# [What is being asked]
From the first line of the listing below, retype each line up to and including the one with "minimum width=982pt, text"; pictures stay out.

# [Information shown]
◇ ◇ ◇ ◇
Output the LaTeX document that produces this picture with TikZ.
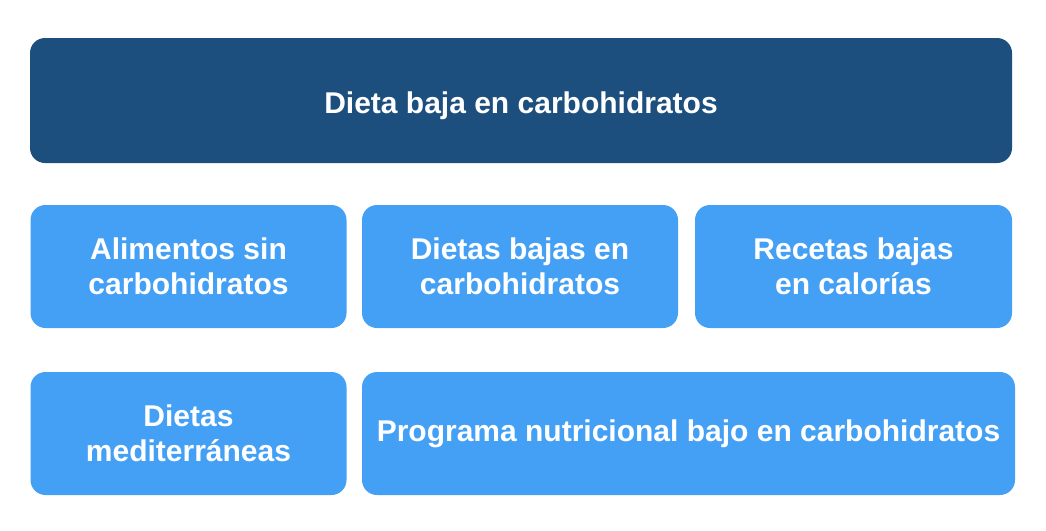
\documentclass[tikz,border=0pt]{standalone}
\usepackage{fontspec}
\setmainfont{Liberation Sans}
\definecolor{darkbox}{HTML}{1D4F7E}
\definecolor{lightbox}{HTML}{44A0F5}

\begin{document}
\begin{tikzpicture}[x=1pt,y=-1pt,
every node/.style={align=center,text=white,font=\fontsize{30}{35}\selectfont\bfseries},
dark/.style={fill=darkbox,rounded corners=15pt,inner sep=0pt,minimum height=125pt},
light/.style={fill=lightbox,rounded corners=15pt,inner sep=0pt,minimum height=123pt}]
%================================================================
%	Frame
\useasboundingbox (0,0) rectangle (1046,530);

%================================================================
%	Top
\node[style=dark, minimum width=982pt, text height=25pt, text depth=0pt] (top) at (521,100.5) {Dieta baja en carbohidratos};

%================================================================
%	Row 1
\node[style=light, minimum width=316pt] (a1) at (188.5,266.5) {Alimentos sin\\carbohidratos};
\node[style=light, minimum width=316pt] (a2) at (520,266.5) {Dietas bajas en\\carbohidratos};
\node[style=light, minimum width=317pt] (a3) at (853.5,266.5) {Recetas bajas\\en calorías};
%----------------------------------------------------------------
%	Row 2
\node[style=light, minimum width=316pt] (b1) at (188.5,433.5) {Dietas\\mediterráneas};
\node[style=light, minimum width=653pt] (b2) at (688.5,433.5) {Programa nutricional bajo en carbohidratos};
%================================================================
\end{tikzpicture}
\end{document}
◇ ◇ ◇ ◇
# [Answer for this exercise]
Output the LaTeX document that produces this picture with TikZ.
\documentclass[tikz,border=0pt]{standalone}
\usepackage{fontspec}
\setmainfont{Liberation Sans}
\definecolor{darkbox}{HTML}{1D4F7E}
\definecolor{lightbox}{HTML}{44A0F5}

\begin{document}
\begin{tikzpicture}[x=1pt,y=-1pt,
every node/.style={align=center,text=white,font=\fontsize{30}{35}\selectfont\bfseries},
dark/.style={fill=darkbox,rounded corners=15pt,inner sep=0pt,minimum height=125pt},
light/.style={fill=lightbox,rounded corners=15pt,inner sep=0pt,minimum height=123pt}]
%================================================================
%	Frame
\useasboundingbox (0,0) rectangle (1046,530);

%================================================================
%	Top
\node[style=dark, minimum width=982pt, text height=25pt, text depth=0pt] (top) at (521,100.5) {Dieta baja en carbohidratos};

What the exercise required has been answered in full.